The Edmonton Oilers added a third defensive pairing, moved out the popular Drake Caggiula, and took on the guy Oilers fans blame for breaking Connor McDavid’s collarbone in his rookie season. Not bad, for a Sunday.
That’s a lot to digest. Even more when you throw in a third-round draft pick, plus Jason Garrison, Chris Wideman and one Robin Norell, a J.D. Dudek wannabe who we suspect may never arrive from Sweden.
So, let’s break this down, and see if we can make some sense of a pair of Sunday transactions that had Oilers fans wearing out their Twitter apps.
Deal No. 1: Edmonton dealt a third-round pick and defenceman Chris Wideman to Florida for Alex Petrovic. The Oilers have two third-round picks in 2019 — theirs and the Islanders (for Brandon Davidson). The Panthers will receive the more valuable of the two on draft day.
Deal No 2: Edmonton sends winger Drake Caggiula and defenceman Jason Garrison to Chicago for defencemen Brandon Manning and Robin Norell, who currently plays for Djurgardens of the Swedish Hockey League.
With Oscar Klefbom (broken fingers) out another month, and Kris Russell (groin) not yet ready to play, the Oilers need to stop the bleeding. They’ve lost five in a row and are a mess in their own zone, completely overpowered by opponents night after night.
Petrovic and Manning are third-pairing guys, but they have been brought in to defend. They’ll eat up 17-18 minutes dependably, minutes that neither Garrison (who we expect to see on waivers Monday morning) nor Wideman could handle.
Manning, of course, gained fame in these parts when, as a Philadelphia Flyer, he was involved in the collision that broke McDavid’s clavicle in 2016. Oilers fans blame him for the wreck, which fans are wont to do. But I loved the way he wore the black hat and never backed down, coming back into Edmonton with his head held high, ready to rumble.

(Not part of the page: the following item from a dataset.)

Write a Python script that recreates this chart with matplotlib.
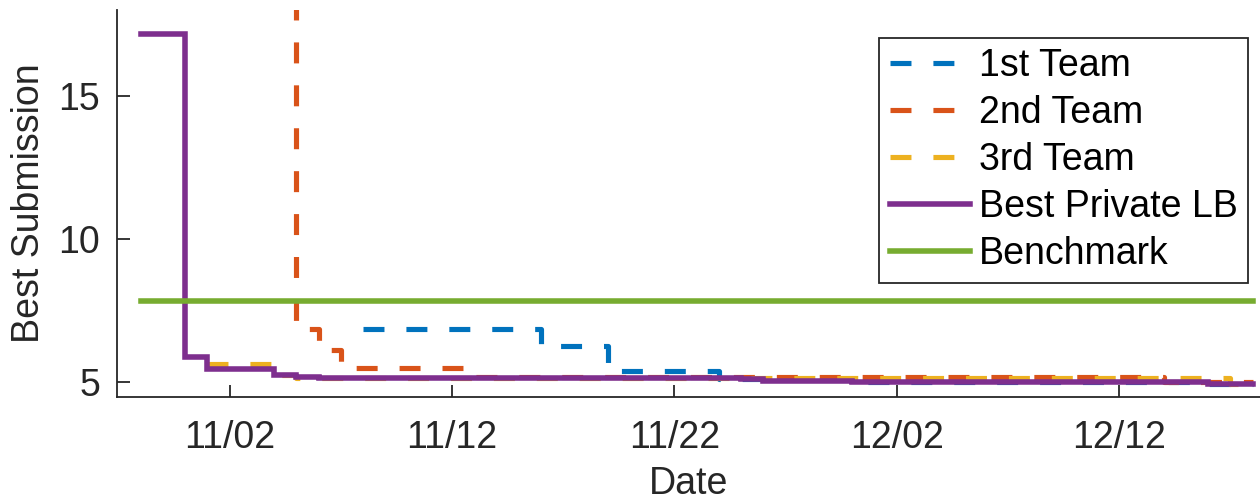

Our opinion on that play is this: Manning was just a defenceman being beaten wide by McDavid’s blazing speed, and he did what he could to get in McDavid’s way. That opinion is strengthened by the fact that, upon his return, McDavid has ceased to attack the net as recklessly as he did in that rookie season.
That’s a dangerous play that he had to change, and you’ll notice he does not end up inside the net or in a pile with the goalie anymore, the way did when he arrived in the NHL. McDavid glides behind the net now to avoid the collisions that some blame Manning for, but frankly, were inevitable.
Just in case, GM Peter Chiarelli sought McDavid’s blessing on the trade. It was granted by the Oilers captain, perhaps as long ago as last season, when the Oilers first considered acquiring the quiet, Prince George, B.C. native.
Losing Caggiula costs Edmonton a well-liked, injury-prone winger who to this point is about a 20-point player. He’s a friendly, well-liked teammate who should improve, but where players like Patrick Maroon (27 goals) and Alex Chiasson (16 goals in 31 games this season) have become uber-productive on McDavid’s wing, Caggiula never managed to score enough there to hold the position.
After a nice career, 34-year-old Jason Garrison is no longer an NHL defenceman. And the tiny Wideman is that small defenceman who simply does not produce enough offence to compensate for what he gives up with the inability to defend at his size.
So, what is Chiarelli trying to accomplish here?
Survival would be the most accurate term. Both for the team and his job as general manager.
The Oilers need to keep pucks out of their net while waiting for Russell and Klefbom to return, and honestly, if the goaltending continues to trend downward none of these moves will have an impact.
The theme in Edmonton back in training camp was how players like Ty Rattie, Jesse Puljujarvi and Kailer Yamamoto were going to turn a weakness at the right-wing position into a strength. Well, fast forward to today, and those three players have six goals between them.
They don’t have the forward depth necessary to outscore opponents, so the focus has to be on keeping the puck out of their goal.
It’s a place to start, for an organization that is perpetually in search of some traction.